La Cassazione, preliminarmente, ribadisce il principio secondo cui l'obbligo del versamento delle ritenute previdenziali ed assistenziali operate dal datore di lavoro sulle retribuzioni dei lavoratori dipendenti grava nelle imprese collettive sul soggetto che secondo il tipo e l'organizzazione ha la responsabilità dell'impresa stessa o della singola unità produttiva.

In particolare, secondo i Giudici di legittimità, nelle società in accomandita semplice tale dovere grava sul socio accomandatario al quale è stata conferita l'amministrazione della società e, quindi, la rappresentanza nei rapporti con i terzi.

La sentenza afferma, inoltre, che il reato contestato, integrato dalla consapevole scelta di omettere i versamenti dovuti, è a dolo generico, che deve sussistere al momento della condotta omissiva, e non può essere sopperito dalla successiva conoscenza delle violazioni, già consumate, a seguito della notifica dell'avviso di accertamento dell'Inps, che rileva unicamente per consentire l'eventuale ravvedimento operoso del soggetto fino a quel momento inadempiente.
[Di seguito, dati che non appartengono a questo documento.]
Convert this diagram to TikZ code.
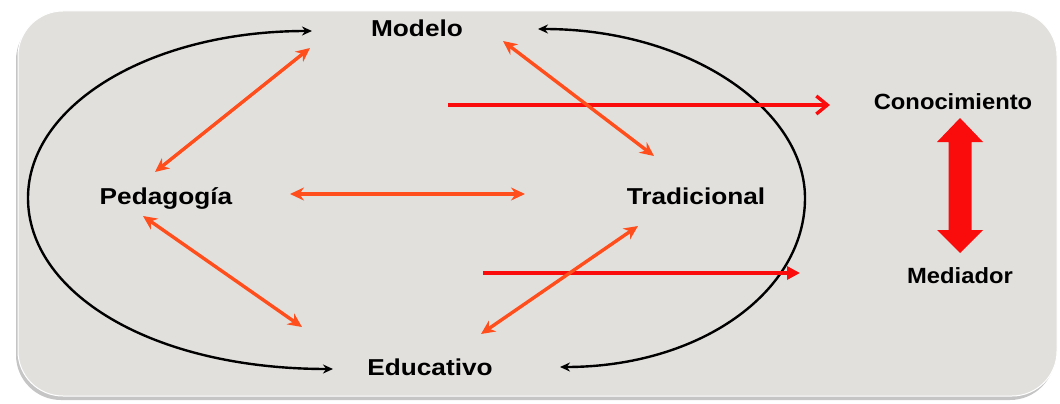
\documentclass[tikz,border=0pt]{standalone}
\usepackage{fontspec}
\setmainfont{Liberation Sans}
\newfontfamily\labA[FakeStretch=1.14]{Liberation Sans}
\newfontfamily\labB[FakeStretch=1.08]{Liberation Sans}
\usetikzlibrary{arrows.meta,calc,shadows}
\definecolor{panel}{RGB}{226,224,221}
\definecolor{orng}{RGB}{255,78,28}
\definecolor{rd}{RGB}{250,12,12}
\tikzset{
  lab/.style={font=\labA\bfseries\fontsize{23}{27}\selectfont, text=black, inner sep=0pt, anchor=base},
  labr/.style={font=\labB\bfseries\fontsize{22}{26}\selectfont, text=black, inner sep=0pt, anchor=base},
  dbl/.style={draw=orng, line width=3.4pt, {Stealth[length=14pt,width=13pt]}-{Stealth[length=14pt,width=13pt]}},
  loop/.style={draw=black, line width=2.4pt, {Stealth[length=10pt,width=9pt]}-{Stealth[length=10pt,width=9pt]}},
  redA/.style={draw=rd, line width=3.4pt, -{Straight Barb[length=11pt,width=18pt,line width=3.4pt]}},
  redB/.style={draw=rd, line width=3.4pt, -{Triangle[length=13pt,width=13pt]}},
}
\begin{document}
\begin{tikzpicture}[x=1pt,y=-1pt]
\useasboundingbox (0,0) rectangle (1060,404);
% panel
\fill[white] (0,0) rectangle (1060,404);
\filldraw[fill=panel, draw=white, line width=1pt, rounded corners=45pt,
  drop shadow={shadow xshift=-2pt, shadow yshift=-4pt, opacity=0.45}]
  (18,11) rectangle (1057,396);
% labels
\node[lab] (M) at (417,37) {Modelo};
\node[lab] (P) at (166,204) {Pedagogía};
\node[lab] (T) at (696,204) {Tradicional};
\node[lab] (E) at (430,375) {Educativo};
\node[labr] (C) at (953,109) {Conocimiento};
\node[labr] (D) at (960,283) {Mediador};
% black loops
\draw[loop] ($(M.base)+(-105,-6)$) .. controls (150,31) and (28,105) .. (28,198)
  .. controls (28,292) and (150,369) .. ($(E.base)+(-97,-6)$);
\draw[loop] ($(M.base)+(121,-8)$) .. controls (690,29) and (805,110) .. (805,198)
  .. controls (805,292) and (700,367) .. ($(E.base)+(130,-8)$);
% red straight arrows
\draw[redA] ($(M.base)+(31,68)$) -- ($(C.base)+(-123,-4)$);
\draw[redB] ($(E.base)+(53,-102)$) -- ($(D.base)+(-160,-10)$);
% orange double arrows
\draw[dbl] ($(M.base)+(-107,11)$) -- ($(P.base)+(-11,-32)$);
\draw[dbl] ($(P.base)+(-23,12)$) -- ($(E.base)+(-128,-48)$);
\draw[dbl] ($(P.base)+(124,-10)$) -- ($(T.base)+(-171,-10)$);
\draw[dbl] ($(M.base)+(86,4)$) -- ($(T.base)+(-42,-48)$);
\draw[dbl] ($(T.base)+(-58,22)$) -- ($(E.base)+(51,-41)$);
% big double arrow
\coordinate (BT) at ($(C.base)+(7,9)$);
\coordinate (BB) at ($(D.base)+(0,-30)$);
\fill[rd] (BT) -- ($(BT)+(23,24)$) -- ($(BT)+(11.5,24)$) -- ($(BB)+(11.5,-23)$)
  -- ($(BB)+(23,-23)$) -- (BB) -- ($(BB)+(-23,-23)$) -- ($(BB)+(-11.5,-23)$)
  -- ($(BT)+(-11.5,24)$) -- ($(BT)+(-23,24)$) -- cycle;
\end{tikzpicture}
\end{document}
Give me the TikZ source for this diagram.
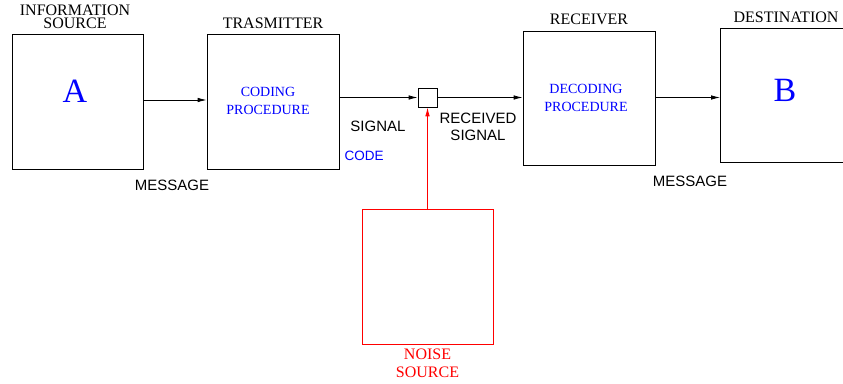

Su tali presupposti, visto che, nel caso di specie, il presidente del c.d.a., oltre a non essere formalmente responsabile (non essendo il legale rappresentante della ditta), non si occupava neppure nel concreto della gestione dell’impresa e non poteva, quindi, aver agito con dolo, la Suprema Corte ha accolto il ricorso proposto dal medesimo, prosciogliendolo dal reato ascrittogli.